Warga Pidie Korban TPPO Dipulangkan dari Kamboja

Foto: Dok Ist

THEACEHPOST.COM | Banda Aceh – Seorang warga Aceh asal Kabupaten Pidie yang menjadi korban Tindak Pidana Perdagangan Orang (TPPO) dipulangkan dari Kamboja. Pemulangan ini terjadi sehari setelah warga Aceh Timur yang menjadi korban TPPO lebih dulu dipulangkan dari Laos.

banner 72x960

Korban berinisial MR (23), warga Kecamatan Padang Tiji, tiba di Bandara Kualanamu, Sumatera Utara, pada Selasa (10/3/2025) sekitar pukul 22.00 WIB. Setibanya di bandara, ia disambut dan difasilitasi pemulangannya ke Kabupaten Pidie oleh Staf Penghubung Anggota DPD RI, Sudirman Haji Uma.

Berdasarkan informasi dari tim Haji Uma yang diterima media pada Selasa (11/3/2025), MR diamankan oleh otoritas kepolisian Kamboja pada 21 Februari 2025, kemudian diserahkan kepada Kedutaan Besar Republik Indonesia (KBRI) di Phnom Penh.

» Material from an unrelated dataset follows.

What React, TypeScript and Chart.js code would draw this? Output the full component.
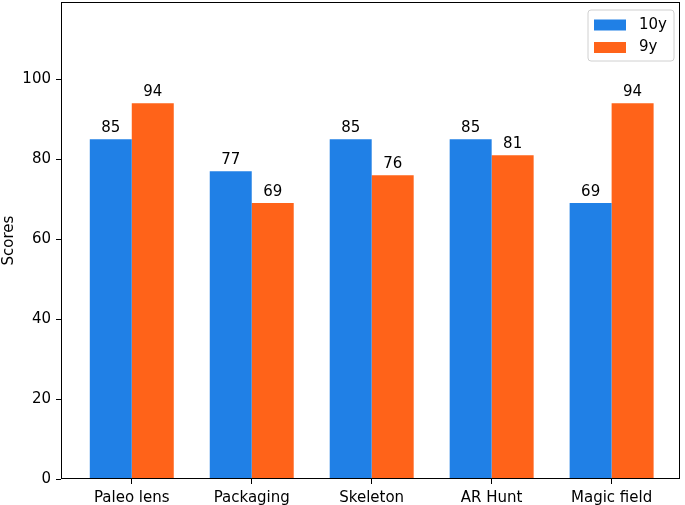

MR berangkat ke Kamboja beberapa bulan lalu melalui perantara seorang agen dan dipekerjakan sebagai scammer. Karena tidak mencapai target penipuan yang ditetapkan, ia kerap mengalami penyiksaan, bahkan disetrum dengan arus listrik.

Pada November 2024, orang tua MR sempat dimintai uang Rp 35 juta oleh perusahaan tempat anaknya bekerja di Kamboja. Namun, karena keterbatasan ekonomi, mereka tidak dapat memenuhi permintaan tersebut.

Kasus MR diketahui oleh anggota DPD RI daerah pemilihan Aceh, H. Sudirman atau Haji Uma, pada 8 Januari 2025 melalui surat dari keuchik (kepala desa) gampong asal korban. Surat itu berisi permohonan bantuan untuk membebaskan dan memulangkan MR. Berdasarkan permintaan tersebut, Haji Uma kemudian berkoordinasi dan menyurati Kementerian Luar Negeri (Kemenlu RI).

Upaya pencarian dan pembebasan korban sempat terkendala karena MR berpindah-pindah tempat kerja. Ia bahkan dijual hingga tiga kali ke perusahaan berbeda sebelum akhirnya ditemukan dan diamankan oleh kepolisian setempat.

Setelah administrasi di KBRI selesai, proses pemulangan korban mengalami kendala biaya. Keluarga MR tidak memiliki cukup dana untuk menutupi biaya kepulangan yang mencapai Rp 9 juta. Akhirnya, keluarga menanggung Rp 5,5 juta, sementara sisanya dibantu oleh Haji Uma sebesar Rp 3,5 juta.

Sudirman Haji Uma menyatakan bahwa praktik TPPO di Aceh semakin meresahkan dan telah menjerat banyak warga sebagai korban. Ia berharap pemerintah bersama elemen masyarakat dapat lebih serius dalam melakukan langkah pencegahan agar tidak semakin banyak warga yang menjadi korban.

Menurutnya, peningkatan jumlah korban TPPO di Aceh harus diiringi dengan penegakan hukum maksimal terhadap agen-agen ilegal yang terus membujuk dan mengirim warga Aceh ke Kamboja, Myanmar, Laos, serta Filipina. Untuk itu, ia mendorong kerja sama yang lebih solid antara Polda Aceh, BP3MI, imigrasi, dan pihak terkait lainnya.

“TPPO menjadi masalah serius di Aceh dan harus menjadi perhatian semua pihak. Kerja sama antara pemerintah, Polda Aceh, BP3MI Aceh, keimigrasian, serta berbagai elemen terkait lainnya sangat penting dalam mencegah bertambahnya korban dan menindak agen ilegal yang terus mengirim warga Aceh ke luar negeri,” tutup Haji Uma.